I love mustelid haberdashery, vinho verde wine, and wensleydale with fruit.
The second in the Slains series (I'm not sure how many there are going to be), this is a continuation of the first book, The Winter Sea.
In this novel, we experience the same sort of modern/historic double story, with Nicola and Rob as our modern day couple (who, of course, aren't together, but, spoiler alert - will be, eventually, we all know it). Nicola is an art historian/dealer with a Russian history (her grandfather and mother escaped the USSR). Rob is a Scottish policeman/constable? (I'm already getting fuzzy on the details). But wait, they met while taking part in a study about psychometry. You see, they can see into the past. So we're psychics. Rob is more powerful, Nicola has to actually touch objects to see their pasts.

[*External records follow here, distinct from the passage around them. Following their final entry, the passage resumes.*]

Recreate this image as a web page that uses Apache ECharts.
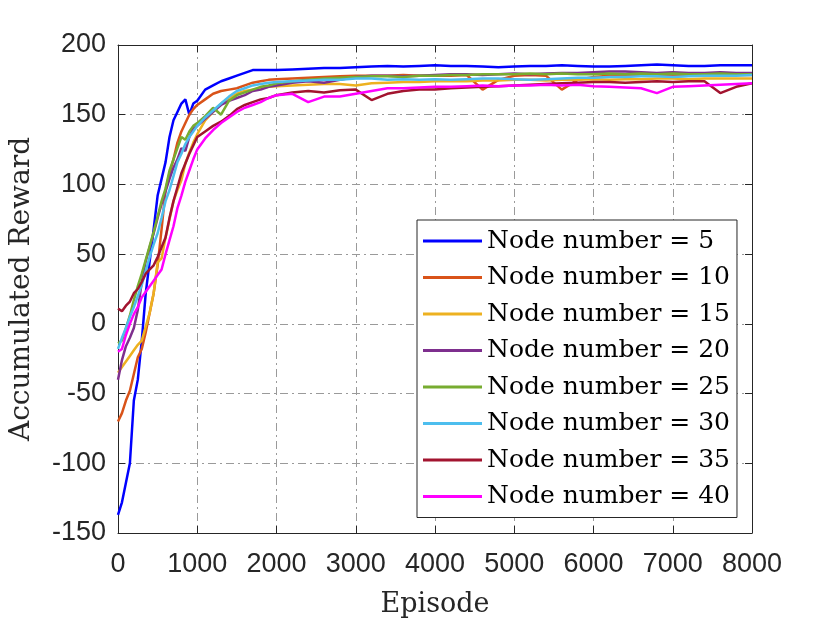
<!DOCTYPE html>
<html>
<head>
    <meta charset="utf-8" />
    <title>Accumulated Reward</title>
    <style>
        html, body { margin: 0; padding: 0; background: #fff; }
        #linechart { width: 830px; height: 623px; }
    </style>
</head>
<body>
    <div id="linechart"></div>
    <script src="https://cdn.jsdelivr.net/npm/echarts@6/dist/echarts.min.js"></script>
    <script>
        var episodes = [0, 50, 100, 150, 200, 250, 300, 350, 400, 450, 500, 550, 600, 650, 700, 750, 800, 850, 900, 950, 1000,
            1100, 1200, 1300, 1400, 1500, 1600, 1700, 1800, 1900, 2000,
            2200, 2400, 2600, 2800, 3000, 3200, 3400, 3600, 3800, 4000,
            4200, 4400, 4600, 4800, 5000, 5200, 5400, 5600, 5800, 6000,
            6200, 6400, 6600, 6800, 7000, 7200, 7400, 7600, 7800, 8000];

        var node5 = [-137, -128, -114, -100, -55, -40, -12, 22, 45, 68, 92, 104, 116, 134, 146, 152, 158, 161, 150, 158, 160,
            168, 171, 174, 176, 178, 180, 182, 182, 182, 182,
            182.5, 183, 183.5, 183.5, 184, 184.5, 185, 184.5, 185, 185.5,
            185, 185, 184.5, 184, 184.5, 185, 185, 185.5, 185, 184.5,
            184.5, 185, 185.5, 186, 185.5, 185, 185, 185.5, 185.5, 185.5];
        var node10 = [-70, -64, -55, -48, -36, -24, -18, -6, 8, 22, 42, 68, 96, 108, 118, 130, 138, 144, 150, 154, 157,
            161, 165, 167, 168, 169, 171, 173, 174, 175, 175.5,
            176, 176.5, 177, 177.5, 178, 178, 178, 178.5, 178, 178,
            178, 178.5, 168, 175, 178, 178.5, 178, 168, 175, 177,
            178, 178, 178.5, 178, 178.5, 178, 178.5, 178, 178.5, 178.5];
        var node15 = [-35, -31, -27, -23, -19, -15, -12, -2, 8, 22, 44, 47, 62, 75, 88, 96, 103, 115, 123, 130, 136,
            146, 152, 158, 162, 165, 167, 168, 169, 170, 170.5,
            171, 171.5, 172, 172, 171, 172.5, 173, 173.5, 173.5, 174,
            174, 174, 174.5, 174.5, 175, 175, 174.5, 175, 175, 175.5,
            175, 175.5, 175.5, 176, 176, 175.5, 176, 176, 176, 176];
        var node20 = [-40, -26, -16, -10, -3, 10, 30, 45, 55, 65, 76, 86, 95, 104, 112, 118, 126, 124, 134, 140, 142,
            147, 152, 157, 160, 162, 164, 167, 168, 170, 171,
            173, 174, 173, 175, 177, 178, 178, 177.5, 178, 178.5,
            179, 179, 178.5, 179, 179.5, 179, 179.5, 180, 180, 180.5,
            181, 181, 180.5, 180, 180.5, 180, 180, 180.5, 180, 180];
        var node25 = [-14, -12, -3, 6, 17, 27, 36, 46, 56, 66, 77, 88, 97, 110, 118, 126, 134, 132, 138, 142, 144,
            149, 155, 150, 160, 164, 166, 168, 170, 171, 172.5,
            174, 175, 176, 176.5, 177, 177.5, 177.5, 177, 178, 178,
            178.5, 178.5, 179, 179, 179, 179.5, 179, 179.5, 179, 179,
            179.5, 179, 179.5, 179, 179.5, 179, 179, 179.5, 179, 179];
        var node30 = [-18, -10, -3, 5, 12, 20, 28, 38, 48, 57, 65, 76, 88, 96, 106, 116, 122, 129, 134, 138, 142,
            148, 153, 158, 163, 167, 169, 171, 172, 173, 173.5,
            174, 174.5, 175, 175, 176, 176, 175, 175.5, 175, 175.5,
            175, 175.5, 176, 176, 175.5, 175, 175.5, 176, 176.5, 176.5,
            177, 177, 177.5, 177.5, 177, 177.5, 178, 178, 178, 178.5];
        var node35 = [11, 9, 13, 16, 22, 25, 30, 36, 39, 42, 48, 55, 62, 76, 88, 98, 108, 115, 122, 128, 134,
            138, 142, 145, 149, 154, 157, 159, 161, 162, 164,
            166, 167, 166, 167.5, 168, 160.5, 165, 167, 168, 168,
            169, 169.5, 170, 170.5, 171, 171.5, 172, 172.5, 173, 173.5,
            173.5, 173, 173.5, 174, 173.5, 174, 174, 165.5, 170, 172.5];
        var node40 = [-20, -18, -8, 0, 7, 12, 19, 23, 27, 31, 35, 39, 50, 60, 70, 83, 92, 102, 110, 118, 125,
            133, 139, 144, 148, 152, 155, 157, 159, 162, 164,
            165, 159, 163, 163, 165, 167, 169, 169, 169.5, 170,
            170, 170.5, 171, 170.5, 171, 171, 171.5, 171, 171.5, 170.5,
            170, 169.5, 169, 165.5, 170, 170.5, 171, 171.5, 172, 172.5];

        var names = ['Node number = 5', 'Node number = 10', 'Node number = 15', 'Node number = 20',
            'Node number = 25', 'Node number = 30', 'Node number = 35', 'Node number = 40'];
        var colors = ['#0000FF', '#D95319', '#EDB120', '#7E2F8E', '#77AC30', '#4DBEEE', '#A2142F', '#FF00FF'];
        var values = [node5, node10, node15, node20, node25, node30, node35, node40];

        var axisColor = '#262626';
        var series = values.map(function (vals, k) {
            return {
                name: names[k],
                type: 'line',
                xAxisIndex: 0,
                yAxisIndex: 0,
                showSymbol: false,
                symbol: 'none',
                data: episodes.map(function (e, i) { return [e, vals[i]]; }),
                lineStyle: { width: 2.5, color: colors[k] },
                itemStyle: { color: colors[k] }
            };
        });

        var gridLine = { show: true, lineStyle: { color: '#9a9a9a', width: 1, type: [8, 4, 2, 4] } };

        var option = {
            backgroundColor: '#fff',
            animation: false,
            grid: { left: 115, right: 78, top: 45, bottom: 90 },
            legend: {
                orient: 'vertical',
                left: 417,
                top: 220,
                padding: [8, 7, 8, 6],
                itemGap: 10.5,
                itemWidth: 59,
                itemHeight: 3,
                icon: 'rect',
                backgroundColor: '#fff',
                borderColor: axisColor,
                borderWidth: 1,
                borderRadius: 0,
                textStyle: { fontFamily: 'DejaVu Serif', fontSize: 25, color: '#000', lineHeight: 26 },
                data: names
            },
            xAxis: [{
                type: 'value',
                min: 0,
                max: 8000,
                interval: 1000,
                position: 'bottom',
                name: 'Episode',
                nameLocation: 'middle',
                nameGap: 58,
                nameTextStyle: { fontFamily: 'DejaVu Serif', fontSize: 27, color: axisColor },
                axisLine: { show: true, onZero: false, lineStyle: { color: axisColor, width: 1 } },
                axisTick: { show: true, inside: true, length: 7, lineStyle: { color: axisColor } },
                axisLabel: {
                    fontFamily: 'Liberation Sans', fontSize: 27, color: axisColor, margin: 18,
                    formatter: function (v) { return String(v); }
                },
                splitLine: gridLine
            }, {
                type: 'value',
                min: 0,
                max: 8000,
                interval: 1000,
                position: 'top',
                axisLine: { show: true, onZero: false, lineStyle: { color: axisColor, width: 1 } },
                axisTick: { show: true, inside: true, length: 7, lineStyle: { color: axisColor } },
                axisLabel: { show: false },
                splitLine: { show: false }
            }],
            yAxis: [{
                type: 'value',
                min: -150,
                max: 200,
                interval: 50,
                position: 'left',
                name: 'Accumulated Reward',
                nameLocation: 'middle',
                nameGap: 82,
                nameTextStyle: { fontFamily: 'DejaVu Serif', fontSize: 28, color: axisColor },
                axisLine: { show: true, onZero: false, lineStyle: { color: axisColor, width: 1 } },
                axisTick: { show: true, inside: true, length: 7, lineStyle: { color: axisColor } },
                axisLabel: { fontFamily: 'Liberation Sans', fontSize: 27, color: axisColor, margin: 12 },
                splitLine: gridLine
            }, {
                type: 'value',
                min: -150,
                max: 200,
                interval: 50,
                position: 'right',
                axisLine: { show: true, onZero: false, lineStyle: { color: axisColor, width: 1 } },
                axisTick: { show: true, inside: true, length: 7, lineStyle: { color: axisColor } },
                axisLabel: { show: false },
                splitLine: { show: false }
            }],
            series: series
        };

        var lineChart = echarts.init(document.getElementById('linechart'));
        lineChart.setOption(option);
    </script>
</body>
</html>
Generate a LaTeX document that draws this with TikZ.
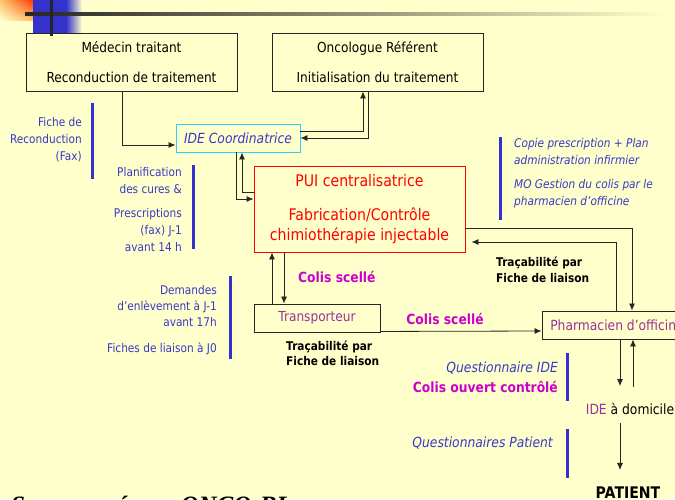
\documentclass[tikz,border=0pt]{standalone}
\usepackage{fontspec}
\setmainfont{DejaVu Sans}[FakeStretch=0.88]
\newfontfamily\srcfont{Liberation Serif}
\usepackage{xcolor}
\usepackage{tikz}
\usetikzlibrary{arrows.meta, shadings}

\definecolor{bgyellow}{HTML}{FFFFCC}
\definecolor{barblue}{HTML}{3333CC}
\definecolor{txtblue}{HTML}{3838C8}
\definecolor{purpletxt}{HTML}{993399}
\definecolor{magtxt}{HTML}{CC00CC}
\definecolor{idecyan}{HTML}{33CCFF}
\definecolor{puired}{HTML}{FF0000}

\newcommand{\boxfont}{\fontsize{13.8}{30}\selectfont}

\tikzset{
    actor/.style={draw=black!85, line width=0.9pt, inner sep=0pt},
    arr/.style={-{Latex[length=7pt,width=6pt]}, line width=0.8pt, black!85},
    infobar/.style={barblue, line width=3pt},
    note/.style={text=txtblue, inner sep=0pt, font=\fontsize{12}{17}\selectfont},
    colislbl/.style={text=magtxt, inner sep=0pt, font=\bfseries\fontsize{14}{17}\selectfont},
    traclbl/.style={inner sep=0pt, align=left, font=\bfseries\fontsize{12}{15.5}\selectfont},
}

\begin{document}
\begin{tikzpicture}[x=1pt, y=-1pt]
    \useasboundingbox (0,0) rectangle (675,499);
    \clip (0,0) rectangle (675,499);
    \fill[bgyellow] (0,0) rectangle (675,499);

    % slide decoration
    \shade[upper left=orange!45!bgyellow, upper right=red!55!orange, lower left=bgyellow, lower right=orange!50!bgyellow] (0,0) rectangle (33,20);
    \fill[barblue] (33,0) rectangle (66,33);
    \shade[left color=barblue, right color=bgyellow] (66,0) rectangle (82,33);
    \shade[left color=black!85, right color=bgyellow, middle color=black!45!bgyellow] (25,12.6) rectangle (665,15.9);
    \fill[black!85] (50,0) rectangle (53.3,36);

    % actors
    \node[actor, minimum width=211pt, minimum height=58pt, align=center, font=\boxfont] (med) at (131.5,62) {Médecin traitant\\Reconduction de traitement};
    \node[actor, minimum width=211pt, minimum height=58pt, align=center, font=\boxfont] (onc) at (377.5,62) {Oncologue Référent\\Initialisation du traitement};
    \node[actor, draw=idecyan, text=txtblue, minimum width=124pt, minimum height=28pt, font=\itshape\fontsize{14}{17}\selectfont] (ide) at (238,138) {IDE Coordinatrice};
    \node[actor, draw=puired, text=puired, minimum width=211pt, minimum height=86pt, align=center, font=\fontsize{16}{20}\selectfont] (pui) at (359.5,209) {PUI centralisatrice\\[14pt]Fabrication/Contrôle\\chimiothérapie injectable};
    \node[actor, text=purpletxt, minimum width=126pt, minimum height=28pt, font=\boxfont] (tra) at (317,318) {Transporteur};
    \node[actor, text=purpletxt, minimum width=150pt, minimum height=28pt, font=\fontsize{14}{17}\selectfont] (pha) at (617,325) {Pharmacien d’officine};
    \node[inner sep=1pt, font=\fontsize{14}{17}\selectfont] (idedom) at (630,409) {\textcolor{purpletxt}{IDE} à domicile};
    \node[inner sep=1pt, font=\bfseries\fontsize{16}{20}\selectfont] (pat) at (628,493) {PATIENT};

    % flows
    \draw[arr] ([xshift=-9.5pt]med.south) |- ([yshift=-7pt]ide.west);
    \draw[arr] ([yshift=7pt]ide.east) -| ([xshift=-14.5pt]onc.south);
    \draw[arr] ([xshift=-9.5pt]onc.south) |- (ide.east);
    \draw[arr] ([xshift=-2pt]ide.south) |- ([yshift=10pt]pui.west);
    \draw[arr] ([yshift=17pt]pui.west) -| ([xshift=4pt]ide.south);
    \draw[arr] ([yshift=-19pt]pui.east) -| ([xshift=15pt]pha.north);
    \draw[arr, shorten >=6pt] ([xshift=-1pt]pha.north) |- ([yshift=-33pt]pui.east);
    \draw[arr] ([xshift=-45pt]tra.north) -- ([xshift=-87.5pt]pui.south);
    \draw[arr] ([xshift=-75.5pt]pui.south) -- ([xshift=-33pt]tra.north);
    \draw[arr] ([yshift=1pt]tra.south east) -- ([yshift=-6pt]pha.west);
    \draw[arr, shorten >=16pt] ([xshift=3pt]pha.south) -- ([xshift=-10pt]idedom.north);
    \draw[arr, shorten <=15.5pt] ([xshift=3pt]idedom.north) -- ([xshift=16pt]pha.south);
    \draw[arr, shorten <=7.5pt, shorten >=16pt] ([xshift=-10pt]idedom.south) -- ([xshift=-8pt]pat.north);

    % flow labels
    \node[colislbl, anchor=west] (cs1) at (298,277) {Colis scellé};
    \node[colislbl] (cs2) at (445,319) {Colis scellé};
    \node[traclbl, anchor=west] (tr1) at (286,353.5) {Traçabilité par\\Fiche de liaison};
    \node[traclbl, anchor=west] (tr2) at (496,270) {Traçabilité par\\Fiche de liaison};

    % side notes
    \foreach \x/\ya/\yb in {92/103/179, 193/165/249, 230/276/359, 500/137/220, 567/353/401, 567/429/478}
    \draw[infobar] (\x,\ya) -- (\x,\yb);

    \node[note, anchor=east, align=right] (n1) at (82,140) {Fiche de\\Reconduction\\(Fax)};
    \node[note, anchor=east, align=right] (n2) at (182,209.5) {Planification\\des cures \&\\[7pt]Prescriptions\\(fax) J-1\\avant 14 h};
    \node[note, anchor=east, align=right, font=\fontsize{12}{16}\selectfont] (n3) at (217,320) {Demandes\\d’enlèvement à J-1\\avant 17h\\[10pt]Fiches de liaison à J0};
    \node[note, anchor=west, align=left, font=\itshape\fontsize{12}{17}\selectfont] (n4) at (514,173) {Copie prescription + Plan\\administration infirmier\\[7pt]MO Gestion du colis par le\\pharmacien d’officine};
    \node[note, anchor=east, align=right, font=\fontsize{14}{20}\selectfont] (n5) at (558,377) {\textit{Questionnaire IDE}\\\textcolor{magtxt}{\bfseries Colis ouvert contrôlé}};
    \node[note, anchor=east, font=\itshape\fontsize{14}{17}\selectfont] (n6) at (553,443) {Questionnaires Patient};

    \node[anchor=base west, inner sep=0pt, font=\srcfont\bfseries\itshape\fontsize{25}{25}\selectfont] (src) at (11,513) {Source : réseau ONCO-BL};
\end{tikzpicture}
\end{document}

She inadvertently touches something that gives her a flashback of Anna, the "abandoned" daughter of the first Slains novel, who would be part of the romantic duo we'll focus on in the past. In the historical flashback storyline, we're treated to St. Petersburg during the reign of Peter the Great and Catherine I and the marginal part that Russia played in the Jacobite rebellion. Anna (of course) meets a dashing rake, and navigates the society among the Jacobites that have fled to Russia. Cue angst among misunderstood characters.
I am an utter junkie for anything Russian, and I'm just going to say that I'm disappointed. There is lot less historical "meat" in this novel than there was in the first one, with most of the novel just being about Anna maneuvering about in life with a couple of adorable plot!twists! and more of the "fade to black" romance that I really don't enjoy.
It's still a solidly written book, and I think the biggest issue I honestly had was that the narrator for this novel (audiobook) was not nearly as good as the one for the first one.
All in all, I'm pretty done with this series. I picked up The Firebird because Russia. And I got the first book so I could get the background before checking out the second, but I don't find myself compelled to continue.